We do track image usage in change-prop and rerender pages when images get updated, but indeed it's only done for local usage. Having the same mechanism for global usage is possible, even though we would miss some usages, but I support @Mholloway in his concern regarding the scalability of this.

This is yet another example of how much we need proper dependency tracking mechanism.

Since there's zero chance of resolving the ChangeProp dependency tracking / invalidation piece of this before the target launch date for in-app caption suggestions, I think we should proceed as discussed in the Audiences-Platform sync last week, namely, by creating a new /page/media-list endpoint[1] that simply returns the File page titles (and perhaps other on-page info) for the non-UI files in the page, without including other info gatherred from the MW API; and the app should then gather any additional needed info directly from imageinfo and getentities. (There's ongoing discussion on T224920 about the proposed REST API wrapper for imageinfo and possibly wbgetentities.)

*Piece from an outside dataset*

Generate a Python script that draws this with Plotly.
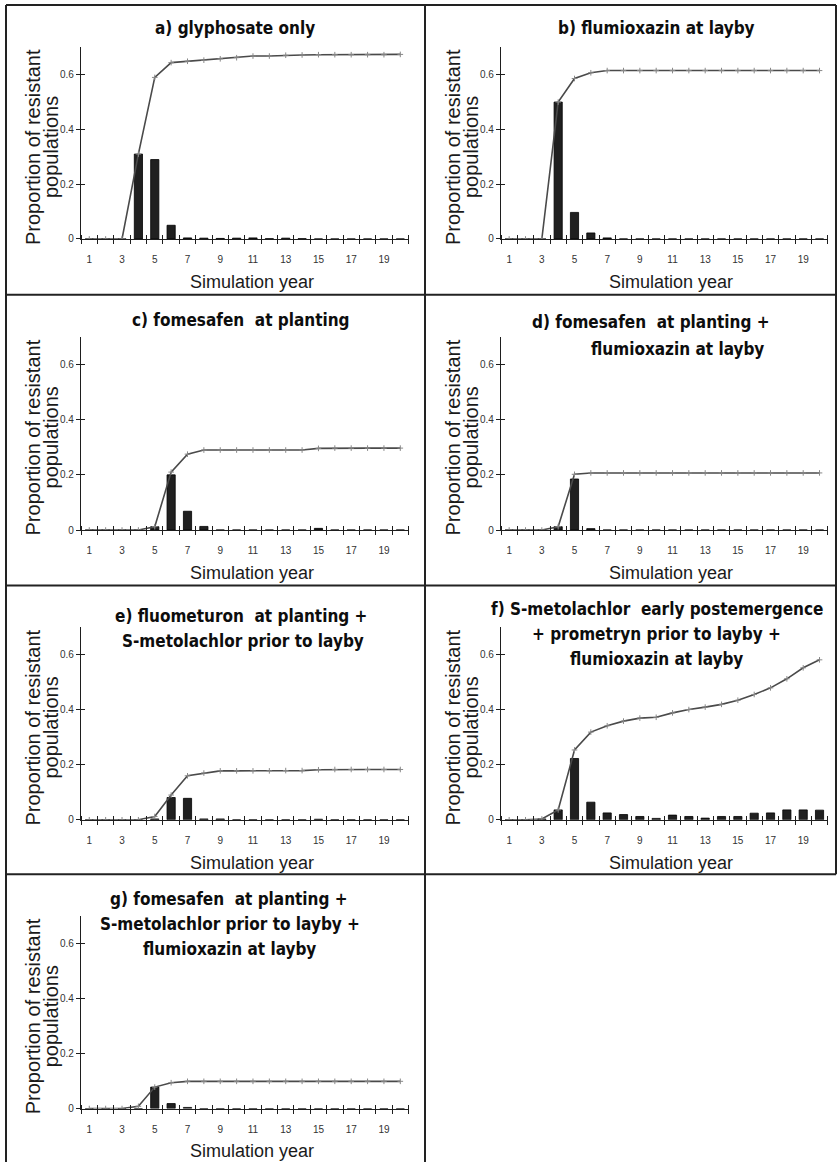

Note: /page/media is technically marked experimental, but I don't think we can just change it at this point, since IIUC there's already been at least one production app release that consumes it. So we need to deprecate and leave as-is for now.

@Dbrant @JoeWalsh Does this work for you?

[1] https://gerrit.wikimedia.org/r/#/c/mediawiki/services/mobileapps/+/517135/

Change 517135 had a related patch set uploaded (by Mholloway; owner: Michael Holloway):
[mediawiki/services/mobileapps@master] Add page media list endpoint

https://gerrit.wikimedia.org/r/517135

Change 517135 merged by jenkins-bot:
[mediawiki/services/mobileapps@master] Add page media list endpoint

https://gerrit.wikimedia.org/r/517135

Mentioned in SAL (#wikimedia-operations) [2019-06-20T17:37:31Z] <mholloway-shell@deploy1001> Started deploy [mobileapps/deploy@fd98900]: Deploy media-list endpoint (T225443) and service template upgrade to v0.7.0

Mentioned in SAL (#wikimedia-operations) [2019-06-20T17:43:12Z] <mholloway-shell@deploy1001> Finished deploy [mobileapps/deploy@fd98900]: Deploy media-list endpoint (T225443) and service template upgrade to v0.7.0 (duration: 05m 38s)

@Dbrant can you confirm whether you actually plan to use the new media-list endpoint before I submit a RESTBase PR to publicly launch it?

@Mholloway The app currently uses the media endpoint to get the items for our image gallery. If the media endpoint is being deprecated in favor of the media-list endpoint, then we'll surely need to switch to it and start using it.

Mholloway lowered the priority of this task from High to Medium.Jun 22 2019, 11:48 PM

Not high priority since the Android app can just ignore the info that isn't properly updated and re-query the MW API in the meantime.